Cerchiamo di rispondere con ordine.
Quanto al potere di revoca dei propri provvedimenti, e dunque anche di quelli adottati dal professionista delegato, il quale, appunto è un delegato del giudice, ausiliario sui generis, esso è insito nel potere di direzione del procedimento che viene assegnato dal giudice dell'esecuzione ai sensi dell'art. 484 c.p.c., e trova espressa conferma nell'art. 487.
Del resto, la Corte di Cassazione ha ribadito in più occasioni che "al giudice dell'esecuzione deve essere riconosciuto un potere di modifica e revoca, anche di ufficio, delle proprie ordinanze fatta salva la condizione che le ordinanze stesse non siano già state portate ad esecuzione" (Cass. Sez. III, 16/09/2008 n. 23709), e sarebbe ontologicamente incompatibile con l'istituto della delega l'impossibilità per il delegante di avocare a sé i poteri delegati e rivedere l'operato del proprio ausiliario.
Quanto ad un ricorso sistematico all'istituto del reclamo ex art. 591 ter, si tratta in effetti di una pratica difforme rispetto allo spirito della norma, che è quello di consentire il rimedio (solo) quando "insorgono difficoltà".
Questo determina anche una parziale modifica degli strumenti di tutela, che è insita nella disciplina del 591-ter c.p.c.. Invero, quando a ricorrere al giudice è il delegato, il decreto emesso dal magistrato è reclamabile. Proposto reclamo il giudice decide con ordinanza a sua volta reclamabile dinanzi al collegio.
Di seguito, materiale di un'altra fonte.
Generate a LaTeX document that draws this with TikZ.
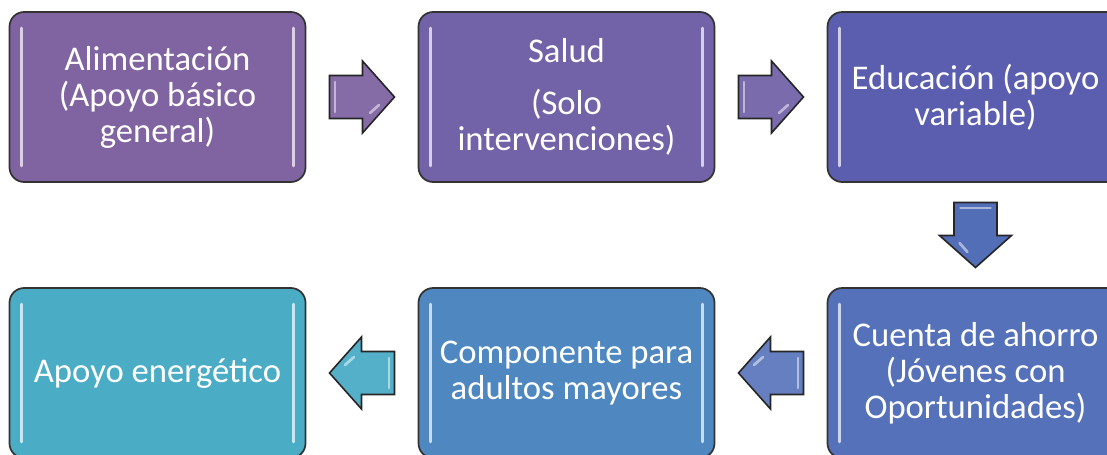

È evidente allora che il reclamo non innesca il meccanismo di cui all'art. 617 c.p.c., come invece la norma prevedeva prima della riforma introdotta con il d.l. 83/2015, e come il legislatore si premura di specificare nella relazione alla legge di conversione, dove si legge che il reclamo ex art. 669-terdecies costituisce «un rimedio impugnatorio» introdotto, in luogo dell'opposizione agli atti esecutivi, «al fine di accelerare la definizione delle pendenze», e quindi, soprattutto, non è prevista la bifasicità del relativo procedimento, nel senso che con l'ordinanza che decide sul reclamo il giudice non deve fissare il termine per l'introduzione del giudizio di merito (In dottrina è stato osservato che con la modifica dell'art. 591-ter c.p.c., analogamente a quanto avviene con i reclami ex artt. 26-36 l. fall. nella liquidazione dell'attivo, "il legislatore ha voluto eliminare dal controllo sugli atti del professionista le forme della cognizione piena che caratterizza l'opposizione agli atti esecutivi, confondendo (sic!) il reclamo al collegio nel procedimento camerale con quello cautelare"). Inevitabile corollario, allora, sarà che il provvedimento adottato dal collegio in sede di reclamo avrà, necessariamente, carattere definitivo.
Resta sostanzialmente insoluto il tema del se e del come il rimedio dell'opposizione agli atti esecutivi possa concorrere con il reclamo proposto ex art. 591-ter c.p.c.
Invero, taluno sostiene che il reclamo sia mezzo esclusivo e necessario, per cui se non vengono impugnati gli atti del professionista delegato, o se questi vengono confermati dal giudice dell'esecuzione o dal collegio adito in sede di reclamo, i relativi vizi non potranno essere riproposti impugnando ex 617 il decreto di trasferimento. Si osserva in proposito da un lato che il 591-ter prevede già un duplice scrutinio sull'operato del delegato, e dall'altro che il legislatore del 2015 ha consapevolmente espunto dal testo dell'art. 591-ter la previsione per cui «restano ferme le disposizioni di cui all'art. 617 c.p.c.».
Una diversa opinione invece sostiene che la natura cautelare del rimedio non permette di sancirne l'idoneità a supplire, a livello di sistema, alla funzione tradizionalmente assolta dall'opposizione ex art. 617 c.p.c., con la conseguenza che persiste l'impugnabilità del decreto di trasferimento ex art. 617 c.p.c., sia per vizi propri, che per vizi derivati, ossia anche in relazione a profili già oggetto di decisione dinanzi al mentovato collegio del reclamo.
Infine, per quanto attiene ai motivi che rendono conveniente non aggiudicare all'unico offerente, è evidente che, stando alla lettera dell'art. 572 c.p.c., se il creditore addurrà ragioni ostative all'aggiudicazione, non resterà che procedere ad una valutazione caso per caso.